La scène culturelle guinéenne est en deuil. Moussa Koffoé Keita, figure emblématique du théâtre populaire et comédien adulé, s’est éteint le lundi 12 mai 2025 à Kindia, sa ville natale. Il avait 67 ans. Avec lui disparaît une voix unique, un rire fédérateur, un regard acéré sur la société guinéenne.
Du fil à l’aiguille à la scène
Né à Kindia dans les années 1950, Moussa Koffoé débuta comme tailleur. Mais très vite, le goût de la scène et la force de la parole le détournent de l’atelier pour l’amener vers le théâtre. Il y développe un style singulier, mêlant satire sociale et humour accessible, en langues populaires (Manikakan, sossoe, pulhar). À travers ses rôles, il dénonçait avec finesse les maux de son époque : corruption, violences domestiques, injustice, mariages forcés,etc…
Son art, profondément enraciné dans la tradition orale africaine, devient un théâtre du peuple, pour le peuple : une scène où le rire côtoie la vérité, où le divertissement sert de révélateur.
Le duo Koffoé-Kountoko : des années de gloire
C’est avec le défunt Mamadi Kouyaté, dit Kountoko, que Moussa Koffoé forme un duo mythique qui marquera toute une génération. Leurs pièces: Sala Mousso, Wassa Wassa, Di Bari Khônô deviennent cultes dans les années 2000. Le public se reconnaît dans ces histoires, dans cette manière de dire l’indicible avec le sourire. Leur jeu complice, leur maîtrise du langage corporel et leur finesse dans la satire sociale font d’eux des légendes du théâtre guinéen.

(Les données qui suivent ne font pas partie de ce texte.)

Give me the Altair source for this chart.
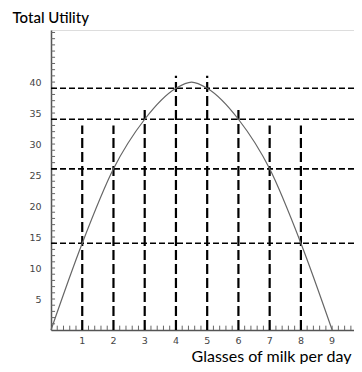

Une figure populaire et respectée
Au-delà de la scène, Moussa Koffoé était un homme proche de son peuple. À Kindia, on le croisait au marché, à la mosquée, humble et toujours prêt à échanger quelques mots. Il n’a jamais pris la grosse tête, malgré la célébrité. Pour les siens, il est resté « Koffoé » : celui qui sait parler vrai, celui qui sait faire rire sans blesser.
Ses personnages incarnaient les réalités du quotidien guinéen, et derrière chaque éclat de rire se profilait une réflexion, un appel à la justice, un regard de fraternité.
Une reconnaissance au-delà des frontières
L’influence de Moussa Koffoé dépasse rapidement les limites de la Guinée. En 2016, il est sacré meilleur comédien ouest-africain au Festival Yerebougou. Il s’impose aussi au cinéma dans des films marquants comme Mort Vivant ou Le Mendiant, où il démontre la même justesse de jeu que sur les planches.
Un dernier acte empreint de dignité
Le lundi 12 mai 2025, sentant la fin proche, il confie à son épouse : « Aujourd’hui est la fin. » Transporté à l’hôpital de Damakania, il s’éteint paisiblement, entouré des siens.Ce mardi,13 mai 2025,le peuple de Guinée, lui rend un hommage vibrant à la Place des Martyrs. Autorités, artistes, citoyens : tous sont venus saluer une dernière fois celui qui avait su leur redonner le sourire même dans les heures sombres.
Moussa Koffoé, tu n’es pas parti. Tu es devenu éternel.